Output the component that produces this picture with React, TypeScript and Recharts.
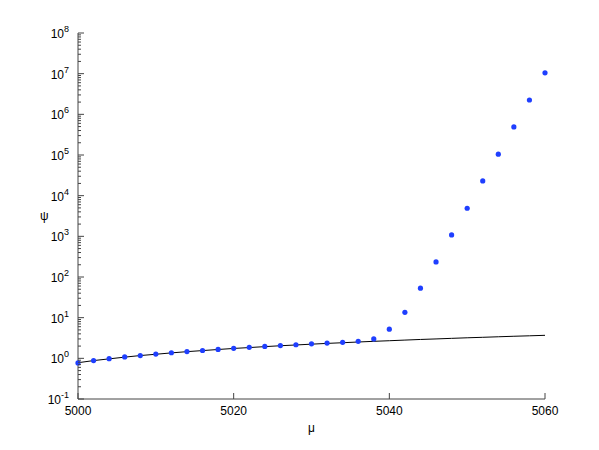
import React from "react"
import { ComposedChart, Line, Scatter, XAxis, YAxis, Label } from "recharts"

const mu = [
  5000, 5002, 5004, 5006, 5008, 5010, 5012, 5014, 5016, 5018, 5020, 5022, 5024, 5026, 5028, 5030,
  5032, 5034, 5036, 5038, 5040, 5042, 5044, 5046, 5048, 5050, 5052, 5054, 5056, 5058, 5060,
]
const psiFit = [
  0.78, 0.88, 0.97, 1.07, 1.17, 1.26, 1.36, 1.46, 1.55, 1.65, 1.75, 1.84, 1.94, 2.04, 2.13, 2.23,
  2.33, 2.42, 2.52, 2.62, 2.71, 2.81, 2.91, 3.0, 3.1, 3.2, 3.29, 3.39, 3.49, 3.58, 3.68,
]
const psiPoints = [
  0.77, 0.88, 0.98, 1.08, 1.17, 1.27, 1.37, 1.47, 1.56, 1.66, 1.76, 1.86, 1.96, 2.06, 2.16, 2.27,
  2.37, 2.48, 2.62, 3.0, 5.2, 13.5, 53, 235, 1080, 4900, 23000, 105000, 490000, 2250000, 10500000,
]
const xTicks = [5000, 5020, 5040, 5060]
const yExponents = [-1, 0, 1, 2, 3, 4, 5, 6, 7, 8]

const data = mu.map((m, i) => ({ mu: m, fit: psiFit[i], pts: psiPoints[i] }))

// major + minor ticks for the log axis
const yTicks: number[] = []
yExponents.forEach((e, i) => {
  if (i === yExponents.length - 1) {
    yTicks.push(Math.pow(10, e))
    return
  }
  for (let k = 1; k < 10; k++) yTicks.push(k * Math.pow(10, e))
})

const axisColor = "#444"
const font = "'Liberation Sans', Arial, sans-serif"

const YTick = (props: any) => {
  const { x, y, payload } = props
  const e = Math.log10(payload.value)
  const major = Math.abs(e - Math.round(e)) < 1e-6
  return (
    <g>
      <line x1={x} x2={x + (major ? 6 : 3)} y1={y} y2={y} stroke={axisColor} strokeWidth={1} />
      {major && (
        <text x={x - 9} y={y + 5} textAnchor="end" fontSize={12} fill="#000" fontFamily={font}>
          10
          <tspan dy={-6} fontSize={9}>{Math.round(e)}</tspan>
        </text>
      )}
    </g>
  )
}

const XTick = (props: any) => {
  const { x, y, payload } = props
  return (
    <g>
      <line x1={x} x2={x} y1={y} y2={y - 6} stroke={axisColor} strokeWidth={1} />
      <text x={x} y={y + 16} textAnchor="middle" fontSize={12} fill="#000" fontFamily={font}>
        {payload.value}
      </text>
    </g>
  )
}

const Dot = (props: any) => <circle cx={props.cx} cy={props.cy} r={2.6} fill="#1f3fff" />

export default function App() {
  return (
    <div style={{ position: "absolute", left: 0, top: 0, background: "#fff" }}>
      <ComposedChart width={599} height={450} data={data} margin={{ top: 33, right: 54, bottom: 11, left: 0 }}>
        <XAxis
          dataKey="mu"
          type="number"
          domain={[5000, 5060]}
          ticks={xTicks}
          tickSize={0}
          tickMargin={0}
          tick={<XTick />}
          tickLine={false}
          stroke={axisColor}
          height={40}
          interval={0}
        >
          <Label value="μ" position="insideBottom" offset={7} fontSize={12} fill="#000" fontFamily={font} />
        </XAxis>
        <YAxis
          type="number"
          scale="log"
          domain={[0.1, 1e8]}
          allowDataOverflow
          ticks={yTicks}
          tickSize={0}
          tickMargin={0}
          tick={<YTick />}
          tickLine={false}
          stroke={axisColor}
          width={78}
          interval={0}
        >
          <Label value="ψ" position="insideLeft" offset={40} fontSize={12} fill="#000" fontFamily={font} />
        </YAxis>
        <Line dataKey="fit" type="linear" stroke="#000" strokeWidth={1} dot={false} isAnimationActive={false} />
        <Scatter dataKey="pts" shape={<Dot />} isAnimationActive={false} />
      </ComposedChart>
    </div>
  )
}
_ _ _ _ _
Aim of the exercise
Repeat the listing above exactly, with no pictures.

Written answer
Output the component that produces this picture with React, TypeScript and Recharts.
import React from "react"
import { ComposedChart, Line, Scatter, XAxis, YAxis, Label } from "recharts"

const mu = [
  5000, 5002, 5004, 5006, 5008, 5010, 5012, 5014, 5016, 5018, 5020, 5022, 5024, 5026, 5028, 5030,
  5032, 5034, 5036, 5038, 5040, 5042, 5044, 5046, 5048, 5050, 5052, 5054, 5056, 5058, 5060,
]
const psiFit = [
  0.78, 0.88, 0.97, 1.07, 1.17, 1.26, 1.36, 1.46, 1.55, 1.65, 1.75, 1.84, 1.94, 2.04, 2.13, 2.23,
  2.33, 2.42, 2.52, 2.62, 2.71, 2.81, 2.91, 3.0, 3.1, 3.2, 3.29, 3.39, 3.49, 3.58, 3.68,
]
const psiPoints = [
  0.77, 0.88, 0.98, 1.08, 1.17, 1.27, 1.37, 1.47, 1.56, 1.66, 1.76, 1.86, 1.96, 2.06, 2.16, 2.27,
  2.37, 2.48, 2.62, 3.0, 5.2, 13.5, 53, 235, 1080, 4900, 23000, 105000, 490000, 2250000, 10500000,
]
const xTicks = [5000, 5020, 5040, 5060]
const yExponents = [-1, 0, 1, 2, 3, 4, 5, 6, 7, 8]

const data = mu.map((m, i) => ({ mu: m, fit: psiFit[i], pts: psiPoints[i] }))

// major + minor ticks for the log axis
const yTicks: number[] = []
yExponents.forEach((e, i) => {
  if (i === yExponents.length - 1) {
    yTicks.push(Math.pow(10, e))
    return
  }
  for (let k = 1; k < 10; k++) yTicks.push(k * Math.pow(10, e))
})

const axisColor = "#444"
const font = "'Liberation Sans', Arial, sans-serif"

const YTick = (props: any) => {
  const { x, y, payload } = props
  const e = Math.log10(payload.value)
  const major = Math.abs(e - Math.round(e)) < 1e-6
  return (
    <g>
      <line x1={x} x2={x + (major ? 6 : 3)} y1={y} y2={y} stroke={axisColor} strokeWidth={1} />
      {major && (
        <text x={x - 9} y={y + 5} textAnchor="end" fontSize={12} fill="#000" fontFamily={font}>
          10
          <tspan dy={-6} fontSize={9}>{Math.round(e)}</tspan>
        </text>
      )}
    </g>
  )
}

const XTick = (props: any) => {
  const { x, y, payload } = props
  return (
    <g>
      <line x1={x} x2={x} y1={y} y2={y - 6} stroke={axisColor} strokeWidth={1} />
      <text x={x} y={y + 16} textAnchor="middle" fontSize={12} fill="#000" fontFamily={font}>
        {payload.value}
      </text>
    </g>
  )
}

const Dot = (props: any) => <circle cx={props.cx} cy={props.cy} r={2.6} fill="#1f3fff" />

export default function App() {
  return (
    <div style={{ position: "absolute", left: 0, top: 0, background: "#fff" }}>
      <ComposedChart width={599} height={450} data={data} margin={{ top: 33, right: 54, bottom: 11, left: 0 }}>
        <XAxis
          dataKey="mu"
          type="number"
          domain={[5000, 5060]}
          ticks={xTicks}
          tickSize={0}
          tickMargin={0}
          tick={<XTick />}
          tickLine={false}
          stroke={axisColor}
          height={40}
          interval={0}
        >
          <Label value="μ" position="insideBottom" offset={7} fontSize={12} fill="#000" fontFamily={font} />
        </XAxis>
        <YAxis
          type="number"
          scale="log"
          domain={[0.1, 1e8]}
          allowDataOverflow
          ticks={yTicks}
          tickSize={0}
          tickMargin={0}
          tick={<YTick />}
          tickLine={false}
          stroke={axisColor}
          width={78}
          interval={0}
        >
          <Label value="ψ" position="insideLeft" offset={40} fontSize={12} fill="#000" fontFamily={font} />
        </YAxis>
        <Line dataKey="fit" type="linear" stroke="#000" strokeWidth={1} dot={false} isAnimationActive={false} />
        <Scatter dataKey="pts" shape={<Dot />} isAnimationActive={false} />
      </ComposedChart>
    </div>
  )
}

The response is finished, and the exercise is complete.